» **Exercise aim**:
In the entries below, find every line with "page" and copy it.

# Start of Provided records

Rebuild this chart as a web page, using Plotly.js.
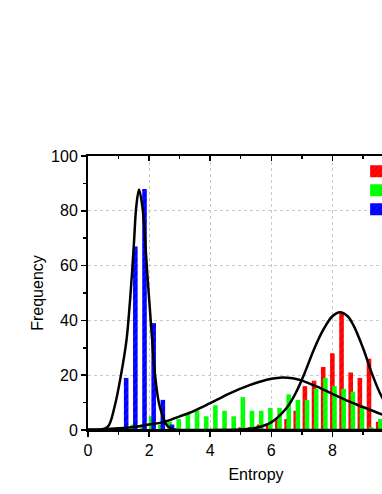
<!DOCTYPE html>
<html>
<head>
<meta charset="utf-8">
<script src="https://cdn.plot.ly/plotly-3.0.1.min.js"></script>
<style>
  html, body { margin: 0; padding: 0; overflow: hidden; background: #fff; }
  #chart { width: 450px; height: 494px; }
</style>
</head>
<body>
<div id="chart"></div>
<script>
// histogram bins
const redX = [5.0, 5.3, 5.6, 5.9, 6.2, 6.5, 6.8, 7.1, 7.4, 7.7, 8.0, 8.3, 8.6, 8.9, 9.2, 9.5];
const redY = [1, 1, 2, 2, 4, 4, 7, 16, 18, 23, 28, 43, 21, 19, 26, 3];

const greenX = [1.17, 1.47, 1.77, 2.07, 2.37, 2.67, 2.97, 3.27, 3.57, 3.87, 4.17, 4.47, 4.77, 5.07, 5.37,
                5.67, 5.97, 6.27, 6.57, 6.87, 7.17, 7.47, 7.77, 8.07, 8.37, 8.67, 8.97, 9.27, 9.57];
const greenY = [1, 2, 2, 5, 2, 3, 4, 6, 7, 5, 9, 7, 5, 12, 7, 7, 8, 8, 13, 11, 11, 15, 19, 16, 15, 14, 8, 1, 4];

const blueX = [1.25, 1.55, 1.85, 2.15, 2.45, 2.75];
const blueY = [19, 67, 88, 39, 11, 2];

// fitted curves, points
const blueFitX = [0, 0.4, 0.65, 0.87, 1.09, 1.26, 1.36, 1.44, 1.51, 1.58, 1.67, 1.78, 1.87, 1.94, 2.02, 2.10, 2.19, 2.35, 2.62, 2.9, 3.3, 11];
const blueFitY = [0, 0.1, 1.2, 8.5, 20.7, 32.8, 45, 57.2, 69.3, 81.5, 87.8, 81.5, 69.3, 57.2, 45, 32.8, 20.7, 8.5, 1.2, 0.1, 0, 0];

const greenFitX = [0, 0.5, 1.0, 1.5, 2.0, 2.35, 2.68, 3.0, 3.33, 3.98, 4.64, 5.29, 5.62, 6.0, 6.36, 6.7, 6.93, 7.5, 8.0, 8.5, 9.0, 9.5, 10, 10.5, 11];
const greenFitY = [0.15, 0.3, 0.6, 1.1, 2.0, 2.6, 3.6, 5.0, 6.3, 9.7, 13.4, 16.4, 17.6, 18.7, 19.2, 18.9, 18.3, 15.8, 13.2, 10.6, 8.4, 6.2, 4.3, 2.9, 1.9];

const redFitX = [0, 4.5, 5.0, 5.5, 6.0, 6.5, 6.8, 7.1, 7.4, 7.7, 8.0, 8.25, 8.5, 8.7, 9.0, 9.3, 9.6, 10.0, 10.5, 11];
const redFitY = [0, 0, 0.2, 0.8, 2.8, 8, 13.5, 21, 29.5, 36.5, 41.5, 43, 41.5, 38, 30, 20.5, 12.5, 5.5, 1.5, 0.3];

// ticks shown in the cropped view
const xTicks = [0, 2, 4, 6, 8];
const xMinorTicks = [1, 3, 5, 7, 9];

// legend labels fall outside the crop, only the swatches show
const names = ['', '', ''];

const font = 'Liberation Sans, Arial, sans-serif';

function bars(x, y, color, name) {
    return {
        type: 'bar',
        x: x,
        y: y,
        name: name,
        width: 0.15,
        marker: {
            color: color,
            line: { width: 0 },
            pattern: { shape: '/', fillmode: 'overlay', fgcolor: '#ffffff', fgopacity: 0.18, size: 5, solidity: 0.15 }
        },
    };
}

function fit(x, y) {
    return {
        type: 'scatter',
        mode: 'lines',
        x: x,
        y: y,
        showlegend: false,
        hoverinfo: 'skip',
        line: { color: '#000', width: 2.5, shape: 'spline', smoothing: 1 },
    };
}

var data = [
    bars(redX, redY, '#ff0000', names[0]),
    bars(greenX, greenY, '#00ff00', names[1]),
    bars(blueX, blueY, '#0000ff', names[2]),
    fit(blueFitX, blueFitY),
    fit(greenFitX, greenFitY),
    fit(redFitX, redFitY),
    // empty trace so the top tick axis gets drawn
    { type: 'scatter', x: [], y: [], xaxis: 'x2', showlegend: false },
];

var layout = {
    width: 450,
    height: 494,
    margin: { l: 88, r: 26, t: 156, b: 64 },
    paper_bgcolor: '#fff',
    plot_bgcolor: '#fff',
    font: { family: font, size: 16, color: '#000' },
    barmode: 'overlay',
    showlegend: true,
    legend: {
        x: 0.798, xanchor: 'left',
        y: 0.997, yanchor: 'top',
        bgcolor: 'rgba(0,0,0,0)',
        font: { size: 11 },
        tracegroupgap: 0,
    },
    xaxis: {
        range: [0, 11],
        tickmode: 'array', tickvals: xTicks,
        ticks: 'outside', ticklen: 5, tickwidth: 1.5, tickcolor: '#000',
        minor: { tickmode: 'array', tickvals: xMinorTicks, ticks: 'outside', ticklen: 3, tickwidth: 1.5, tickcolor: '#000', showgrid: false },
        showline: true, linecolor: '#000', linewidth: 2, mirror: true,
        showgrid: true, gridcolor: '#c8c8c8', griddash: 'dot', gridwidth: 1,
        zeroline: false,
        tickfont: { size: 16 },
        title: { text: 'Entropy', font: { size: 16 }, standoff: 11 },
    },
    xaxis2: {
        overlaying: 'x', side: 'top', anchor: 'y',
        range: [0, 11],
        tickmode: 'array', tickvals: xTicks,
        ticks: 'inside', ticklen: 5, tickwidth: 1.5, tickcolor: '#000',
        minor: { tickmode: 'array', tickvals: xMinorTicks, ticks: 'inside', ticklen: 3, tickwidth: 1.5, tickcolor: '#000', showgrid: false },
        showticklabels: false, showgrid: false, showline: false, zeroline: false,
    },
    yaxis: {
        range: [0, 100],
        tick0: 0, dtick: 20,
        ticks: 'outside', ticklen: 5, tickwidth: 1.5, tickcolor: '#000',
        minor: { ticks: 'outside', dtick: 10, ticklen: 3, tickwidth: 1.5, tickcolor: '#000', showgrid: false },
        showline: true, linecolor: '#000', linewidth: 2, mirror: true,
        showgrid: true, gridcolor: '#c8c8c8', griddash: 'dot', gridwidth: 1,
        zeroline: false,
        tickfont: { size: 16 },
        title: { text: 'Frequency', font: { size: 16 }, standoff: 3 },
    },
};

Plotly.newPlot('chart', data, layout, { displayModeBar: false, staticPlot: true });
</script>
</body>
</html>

# End of Provided records
# Start of Provided records

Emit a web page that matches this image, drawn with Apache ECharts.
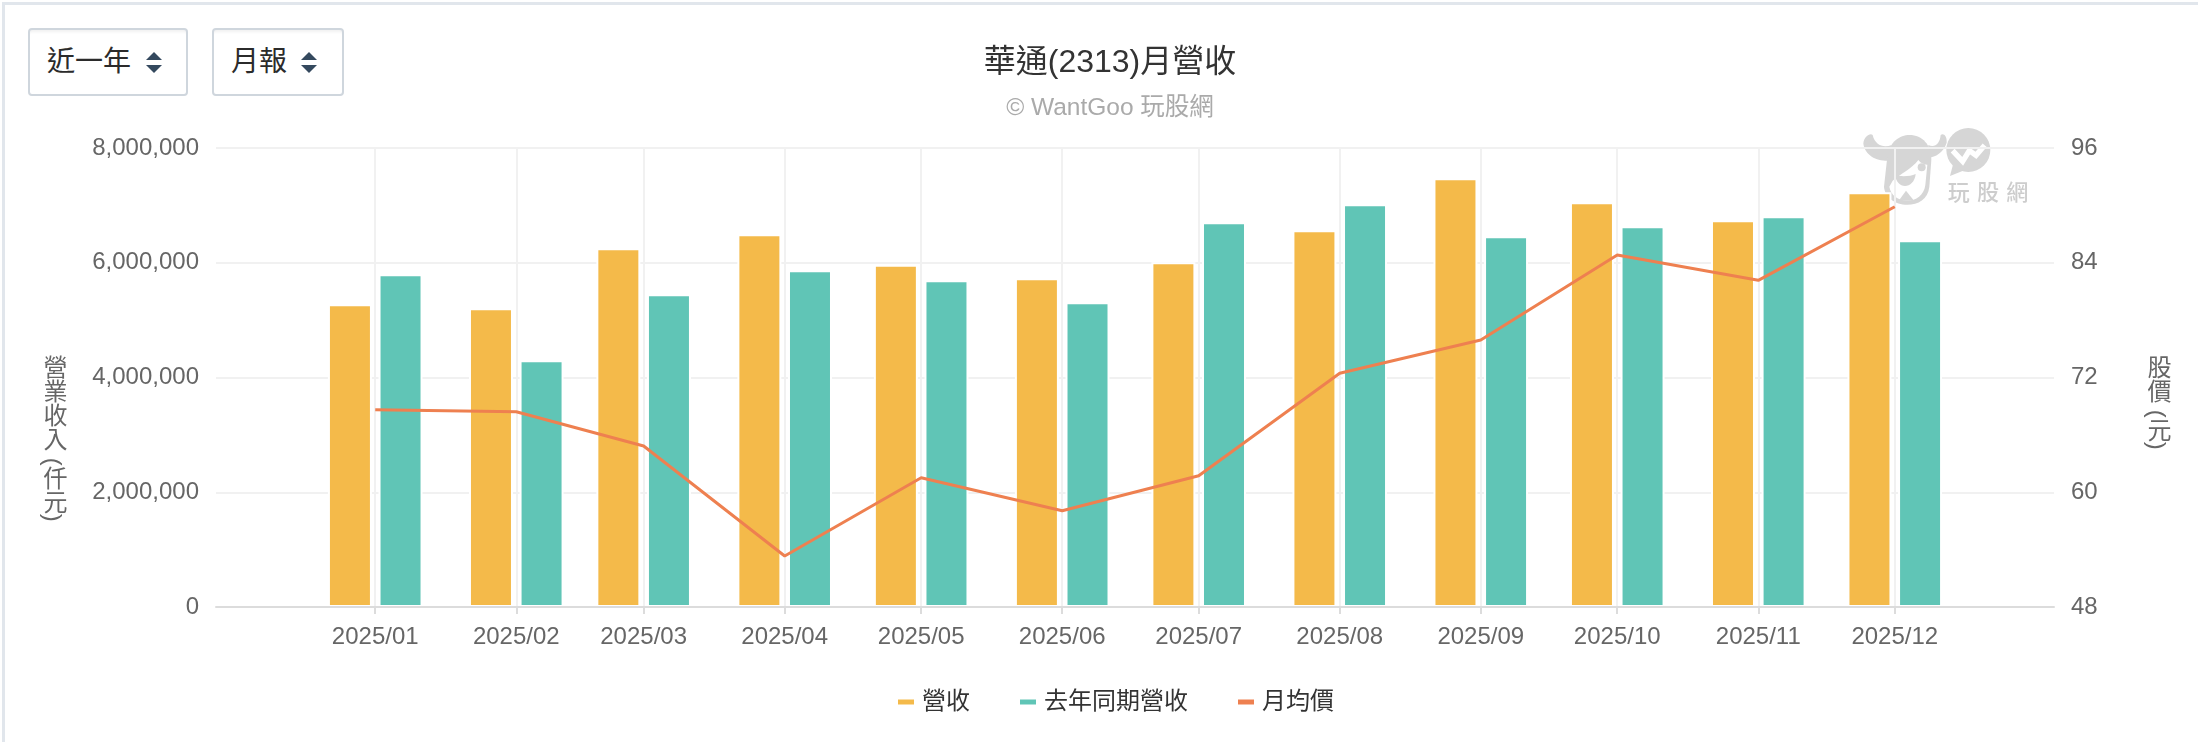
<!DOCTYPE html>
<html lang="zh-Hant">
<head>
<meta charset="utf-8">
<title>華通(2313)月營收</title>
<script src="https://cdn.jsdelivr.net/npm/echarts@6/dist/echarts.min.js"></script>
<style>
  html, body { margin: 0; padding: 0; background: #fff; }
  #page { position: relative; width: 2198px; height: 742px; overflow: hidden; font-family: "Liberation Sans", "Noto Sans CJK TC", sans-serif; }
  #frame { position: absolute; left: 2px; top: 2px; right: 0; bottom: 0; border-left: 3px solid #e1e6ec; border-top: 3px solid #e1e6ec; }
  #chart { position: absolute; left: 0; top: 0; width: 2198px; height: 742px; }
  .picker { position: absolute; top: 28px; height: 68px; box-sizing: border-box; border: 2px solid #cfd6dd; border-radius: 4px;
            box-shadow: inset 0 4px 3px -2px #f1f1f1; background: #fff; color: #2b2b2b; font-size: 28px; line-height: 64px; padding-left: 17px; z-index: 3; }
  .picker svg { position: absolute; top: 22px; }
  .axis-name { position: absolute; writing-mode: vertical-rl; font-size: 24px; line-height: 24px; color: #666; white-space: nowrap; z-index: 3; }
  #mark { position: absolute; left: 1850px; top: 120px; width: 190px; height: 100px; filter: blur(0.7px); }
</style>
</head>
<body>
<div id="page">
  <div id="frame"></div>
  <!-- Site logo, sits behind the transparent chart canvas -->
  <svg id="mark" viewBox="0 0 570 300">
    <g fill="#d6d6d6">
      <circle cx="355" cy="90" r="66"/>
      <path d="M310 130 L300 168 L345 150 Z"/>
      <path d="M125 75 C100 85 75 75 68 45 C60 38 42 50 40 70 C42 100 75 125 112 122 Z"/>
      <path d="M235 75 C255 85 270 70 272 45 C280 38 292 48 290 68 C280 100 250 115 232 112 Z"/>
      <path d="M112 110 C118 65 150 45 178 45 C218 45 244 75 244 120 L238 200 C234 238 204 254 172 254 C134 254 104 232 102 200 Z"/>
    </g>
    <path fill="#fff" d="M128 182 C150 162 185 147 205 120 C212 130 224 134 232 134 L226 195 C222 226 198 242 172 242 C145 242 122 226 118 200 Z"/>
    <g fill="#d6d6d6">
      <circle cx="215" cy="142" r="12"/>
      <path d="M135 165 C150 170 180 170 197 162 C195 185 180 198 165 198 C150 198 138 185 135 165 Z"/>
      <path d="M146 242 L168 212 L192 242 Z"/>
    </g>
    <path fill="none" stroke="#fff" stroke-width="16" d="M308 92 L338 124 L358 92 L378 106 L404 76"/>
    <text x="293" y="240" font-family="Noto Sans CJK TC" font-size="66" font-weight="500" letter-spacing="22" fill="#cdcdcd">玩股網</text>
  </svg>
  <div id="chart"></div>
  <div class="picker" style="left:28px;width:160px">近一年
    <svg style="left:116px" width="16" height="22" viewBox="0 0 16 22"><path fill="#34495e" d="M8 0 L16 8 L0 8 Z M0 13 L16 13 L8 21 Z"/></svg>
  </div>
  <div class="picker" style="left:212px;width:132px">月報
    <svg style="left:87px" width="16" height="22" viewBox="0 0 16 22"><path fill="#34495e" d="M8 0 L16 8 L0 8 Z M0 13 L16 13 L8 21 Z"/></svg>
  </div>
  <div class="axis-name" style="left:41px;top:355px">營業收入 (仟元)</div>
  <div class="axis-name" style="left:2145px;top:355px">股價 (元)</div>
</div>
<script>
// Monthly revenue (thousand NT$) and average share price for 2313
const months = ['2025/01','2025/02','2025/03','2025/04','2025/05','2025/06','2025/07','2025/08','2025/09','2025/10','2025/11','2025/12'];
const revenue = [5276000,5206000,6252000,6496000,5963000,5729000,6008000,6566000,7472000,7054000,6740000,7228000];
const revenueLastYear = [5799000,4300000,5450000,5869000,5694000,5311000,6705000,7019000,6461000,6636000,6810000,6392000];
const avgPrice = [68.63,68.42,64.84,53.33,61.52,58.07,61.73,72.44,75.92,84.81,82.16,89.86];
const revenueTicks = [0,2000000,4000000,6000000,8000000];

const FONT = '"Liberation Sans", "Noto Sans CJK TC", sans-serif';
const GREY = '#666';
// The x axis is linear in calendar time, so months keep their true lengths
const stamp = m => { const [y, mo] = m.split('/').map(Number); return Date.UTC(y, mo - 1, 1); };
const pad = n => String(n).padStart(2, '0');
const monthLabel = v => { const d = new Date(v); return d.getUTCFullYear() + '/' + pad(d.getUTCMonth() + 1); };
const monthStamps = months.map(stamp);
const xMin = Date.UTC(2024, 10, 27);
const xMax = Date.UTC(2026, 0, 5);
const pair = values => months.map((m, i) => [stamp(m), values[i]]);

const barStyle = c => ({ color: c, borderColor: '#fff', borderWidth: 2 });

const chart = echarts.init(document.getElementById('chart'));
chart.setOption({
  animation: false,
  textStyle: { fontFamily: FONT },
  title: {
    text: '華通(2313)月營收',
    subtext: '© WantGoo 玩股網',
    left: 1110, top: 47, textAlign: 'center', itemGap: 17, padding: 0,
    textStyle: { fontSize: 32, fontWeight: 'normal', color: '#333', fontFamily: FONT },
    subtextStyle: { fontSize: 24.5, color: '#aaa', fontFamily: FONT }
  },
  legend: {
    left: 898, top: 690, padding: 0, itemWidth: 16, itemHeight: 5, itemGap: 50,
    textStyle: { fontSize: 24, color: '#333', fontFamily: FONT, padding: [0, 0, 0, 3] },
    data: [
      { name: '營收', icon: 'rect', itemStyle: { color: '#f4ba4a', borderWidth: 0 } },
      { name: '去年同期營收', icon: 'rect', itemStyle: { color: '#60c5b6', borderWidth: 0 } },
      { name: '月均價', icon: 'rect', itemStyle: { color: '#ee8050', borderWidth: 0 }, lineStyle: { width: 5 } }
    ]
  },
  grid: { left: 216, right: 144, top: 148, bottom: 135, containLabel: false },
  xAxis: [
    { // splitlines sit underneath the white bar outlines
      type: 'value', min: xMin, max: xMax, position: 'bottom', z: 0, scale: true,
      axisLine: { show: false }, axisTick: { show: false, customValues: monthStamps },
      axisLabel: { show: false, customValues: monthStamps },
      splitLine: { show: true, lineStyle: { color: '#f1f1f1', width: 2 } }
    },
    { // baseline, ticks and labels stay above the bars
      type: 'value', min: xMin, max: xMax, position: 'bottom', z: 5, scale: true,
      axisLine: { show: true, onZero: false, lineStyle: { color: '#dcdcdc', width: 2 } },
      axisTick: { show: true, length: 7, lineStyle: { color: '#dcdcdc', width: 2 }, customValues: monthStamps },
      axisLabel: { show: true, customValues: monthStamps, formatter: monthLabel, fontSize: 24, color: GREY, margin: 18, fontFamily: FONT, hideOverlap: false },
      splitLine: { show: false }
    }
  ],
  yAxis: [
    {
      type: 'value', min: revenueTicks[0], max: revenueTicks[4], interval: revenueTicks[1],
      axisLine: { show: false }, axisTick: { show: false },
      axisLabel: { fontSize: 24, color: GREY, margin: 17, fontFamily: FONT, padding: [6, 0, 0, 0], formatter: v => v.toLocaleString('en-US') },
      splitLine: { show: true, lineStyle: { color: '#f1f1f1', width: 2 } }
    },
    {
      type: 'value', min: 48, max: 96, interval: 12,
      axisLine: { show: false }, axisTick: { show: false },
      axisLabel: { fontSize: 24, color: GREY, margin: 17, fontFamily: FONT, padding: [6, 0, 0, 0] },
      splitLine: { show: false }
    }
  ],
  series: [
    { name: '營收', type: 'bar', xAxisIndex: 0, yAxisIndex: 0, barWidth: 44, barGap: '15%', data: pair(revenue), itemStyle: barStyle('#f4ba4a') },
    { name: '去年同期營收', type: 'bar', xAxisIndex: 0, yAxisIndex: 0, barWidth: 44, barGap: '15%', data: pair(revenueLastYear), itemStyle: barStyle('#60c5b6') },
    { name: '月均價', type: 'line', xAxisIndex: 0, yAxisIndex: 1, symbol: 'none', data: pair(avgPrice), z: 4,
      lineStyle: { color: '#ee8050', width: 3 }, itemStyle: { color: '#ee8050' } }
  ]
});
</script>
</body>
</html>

# End of Provided records

» **Answer to the exercise**:
Rebuild this chart as a web page, using Plotly.js.
Emit a web page that matches this image, drawn with Apache ECharts.
  #page { position: relative; width: 2198px; height: 742px; overflow: hidden; font-family: "Liberation Sans", "Noto Sans CJK TC", sans-serif; }
<div id="page">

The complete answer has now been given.